A brief review of the elements of design for altered art and collage:
- Lines: There will be a border or boundary where your altered art or collage begins and ends. You might build a collage on a greeting card or on a sheet of copier paper. The size of this base will limit your boundaries. Your altered art might be a book or a playing card. Both have boundaries. Also within your altered art or collage you may incorporate straight, curved or even broken lines with paper, paint and other embellishments.
- Size and Proportion: When combining lines and shapes, you will also want to consider size. You’ll want to mix and match the sizes from large to small no matter what the finished size of the collage will be. Patterns give texture and dimension to the overall design.

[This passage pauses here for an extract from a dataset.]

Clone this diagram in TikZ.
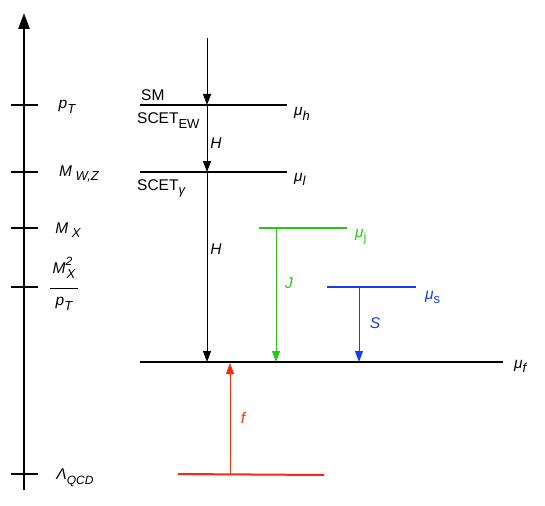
\documentclass[tikz,border=0pt]{standalone}
\usepackage{fontspec}
\setmainfont{Liberation Sans}
\usetikzlibrary{arrows.meta}
\definecolor{gr}{RGB}{40,200,20}
\definecolor{bl}{RGB}{20,60,240}
\definecolor{rd}{RGB}{255,40,10}
\newcommand{\sbs}[1]{\raisebox{-0.55ex}{\fontsize{13}{15}\selectfont #1}}
\tikzset{
  lvl/.style={line width=2pt},
  tick/.style={line width=1.1pt},
  flow/.style={line width=0.9pt,-{Triangle[length=11pt,width=8pt]}},
  lab/.style={font=\fontsize{15.5}{18}\selectfont, inner sep=0pt},
  ax/.style={font=\fontsize{15.5}{18}\selectfont\itshape, inner sep=0pt}
}
\begin{document}
\begin{tikzpicture}[x=1pt,y=-1pt]
\useasboundingbox (0,0) rectangle (545,505);
% axis
\coordinate (ab) at (24,490);
\coordinate (at) at (24,13);
\draw[line width=2.5pt,-{Triangle[length=16pt,width=11pt]}] (ab) -- (at);
\foreach \n/\y in {t1/105,t2/172,t3/228,t4/287,t5/474}{
  \coordinate (\n l) at (11,\y); \coordinate (\n r) at (38,\y);
  \draw[tick] (\n l) -- (\n r);
}
\node[ax] (lpt) at (67,107) {p\sbs{T}};
\node[ax] (lmw) at (79,174) {M\sbs{~W,Z}};
\node[ax] (lmx) at (68,230) {M\sbs{~X}};
\node[ax] (lfr) at (64,284) {\begin{tabular}{@{}c@{}}M\raisebox{1ex}{\fontsize{12}{13}\selectfont 2}\hspace{-0.6em}\raisebox{-0.6ex}{\fontsize{13}{15}\selectfont ~X}\\[-3pt]\rule{28pt}{0.7pt}\\[-1pt]p\sbs{T}\end{tabular}};
\node[ax] (llq) at (75,478) {Λ\raisebox{-0.6ex}{\fontsize{12}{13}\selectfont QCD}};

% levels
\coordinate (h1) at (140,105); \coordinate (h2) at (287,105);
\coordinate (l1) at (140,172); \coordinate (l2) at (287,172);
\coordinate (f1) at (140,362); \coordinate (f2) at (503,362);
\coordinate (j1) at (259,228); \coordinate (j2) at (347,228);
\coordinate (s1) at (327,287); \coordinate (s2) at (416,287);
\coordinate (r1) at (178,474); \coordinate (r2) at (324,475);
\draw[lvl] (h1) -- (h2);
\draw[lvl] (l1) -- (l2);
\draw[lvl] (f1) -- (f2);
\draw[lvl,gr] (j1) -- (j2);
\draw[lvl,bl] (s1) -- (s2);
\draw[lvl,rd] (r1) -- (r2);

% arrows
\coordinate (in) at (207,38);
\coordinate (ha) at (207,105);
\coordinate (hb) at (207,172);
\coordinate (hc) at (207,362);
\draw[flow] (in) -- (ha);
\draw[flow] (ha) -- (hb);
\draw[flow] (hb) -- (hc);
\coordinate (ja) at (276,228); \coordinate (jb) at (276,362);
\draw[flow,gr] (ja) -- (jb);
\coordinate (sa) at (359,287); \coordinate (sb) at (359,362);
\draw[flow,bl] (sa) -- (sb);
\coordinate (ra) at (230,474); \coordinate (rb) at (230,363);
\draw[flow,rd] (ra) -- (rb);

% labels
\node[lab,anchor=base west] (sm) at (141,101) {SM};
\node[lab,anchor=base west] (sew) at (137,124) {SCET\sbs{EW}};
\node[lab,anchor=base west] (sga) at (137,190) {SCET\sbs{\itshape γ}};
\node[ax] (hl1) at (216,143) {H};
\node[ax] (hl2) at (216,249) {H};
\node[ax,gr] (jl) at (289,283) {J};
\node[ax,bl] (sl) at (375,323) {S};
\node[ax,rd] (fl) at (243,418) {f};
\node[ax,anchor=base west] (muh) at (294,116) {μ\sbs{h}};
\node[ax,anchor=base west] (mul) at (294,181) {μ\sbs{l}};
\node[lab,gr,anchor=base west] (muj) at (355,237) {\textit{μ}\sbs{j}};
\node[lab,bl,anchor=base west] (mus) at (425,299) {\textit{μ}\sbs{s}};
\node[ax,anchor=base west] (muf) at (514,368) {μ\sbs{f}};
\end{tikzpicture}
\end{document}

- Shapes: Expand the limitations of lines by including shape. You can bring in circles, squares, rectangles and triangles. These elements may have clean edges or be torn edges of paper and other materials. But, there are shapes seen and some hidden in all altered art and collage. With shapes comes a pattern, which are the visual patterns you create using your materials.
- Color: Colors may coordinate, compliment or contrast. Colors may be bold, bright, muted, highlighted or shaded. Under the category of color is another term, value. Value is the expression of light or dark within a color and then looking at the bigger picture the tones or hues from white to black.
- Motion: Also referred to as movement. The way you place your collage materials will give a ‘map’ or guide for to the viewer’s eye to follow. Consider where you want to grab the viewer’s eye and how you wish for him/her to look at your collage.
Altered Art and Collage Tips
- Have plenty of found objects and embellishments to play with including rubberstamps, scraps of handmade papers, and photographs.
- Play with arrangements before you adhere anything.
- Make sure you have a solid foundation for your work using heavy weight papers.
- Use different color themes and schemes.